With a delivered apology, the media has moved on from this story. Outrage, demanded satisfaction and got it. If we are to follow this lead, there is nothing more to discuss. However, I argue, it is the aftermath of feelings that we should all be talking about. The heavy focus on the initial offence blinds us from the lessons in the fall-out. When the story is dead, an autopsy on it is where the real learning begins, because this situation will happen time and time again. Some of the players will change, but the pattern is still there. The celebrity will eventually apologize, because, genuine or not, they have to. The world is watching.
In the moment of misspoken quotes, the stakes are not the hearts and minds of those that misspeak. The stakes are the impressions left on the hearts and minds of the bystanders. The stakes are in teaching the bystanders how to respond for our children when we are no longer able to.
If we yell instead of advocate, all that is heard is a collective noise, of anger. All that we teach is to respond with noise and anger. If we speak with kindness, and with a desire to educate; we can be heard. Perhaps, without 'outrage' we will not get that publicly demanded apology. However, when given the choice between an apology coerced by outrage, or an opportunity to educate a few more hearts and minds, I choose education.

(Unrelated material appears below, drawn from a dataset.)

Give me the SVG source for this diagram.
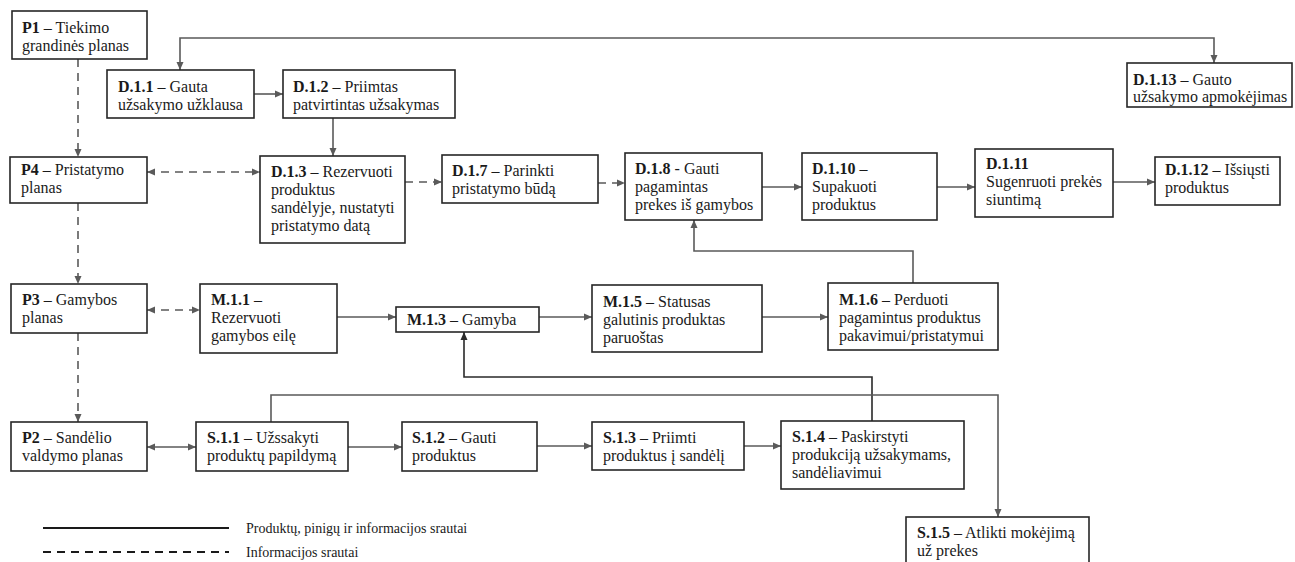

Mahatma Gandhi said, "Be the change you want to see in the world." The change I must be is the person that seeks to foster understanding and communication, one heart at a time, in the place where anger once spoke. I must teach that the purpose of a label is for understanding, and not for mudslinging or laughs. If we don't want a medical diagnosis to define our children, if we don't want a label to quantify their existence, then we ourselves must recognize that all labels, when used derogatorily are equally offensive. By defining a person based on their negative actions alone, we cease to find a solution to the problem and instead build a wall.
As human beings, we all are complex, and name calling is beneath the dialog we should aspire to.
I strive to 'be the change'. I strive to educate and advocate with patience and understanding. It might be exhausting to do it time and time again, but at one point I benefited from patient education.
Maya Angelou said, "When you know better, you do better." As a parent of children with special needs, I do know better, and I must do better.
In the battle for the hearts and minds of the bystanders, I have a lot of loud voices to drown out with my one little voice. I don't have a network behind me. I don't have a large social media following. However, if my little voice, joins the voices of several other patient, teaching, advocates, we can be heard.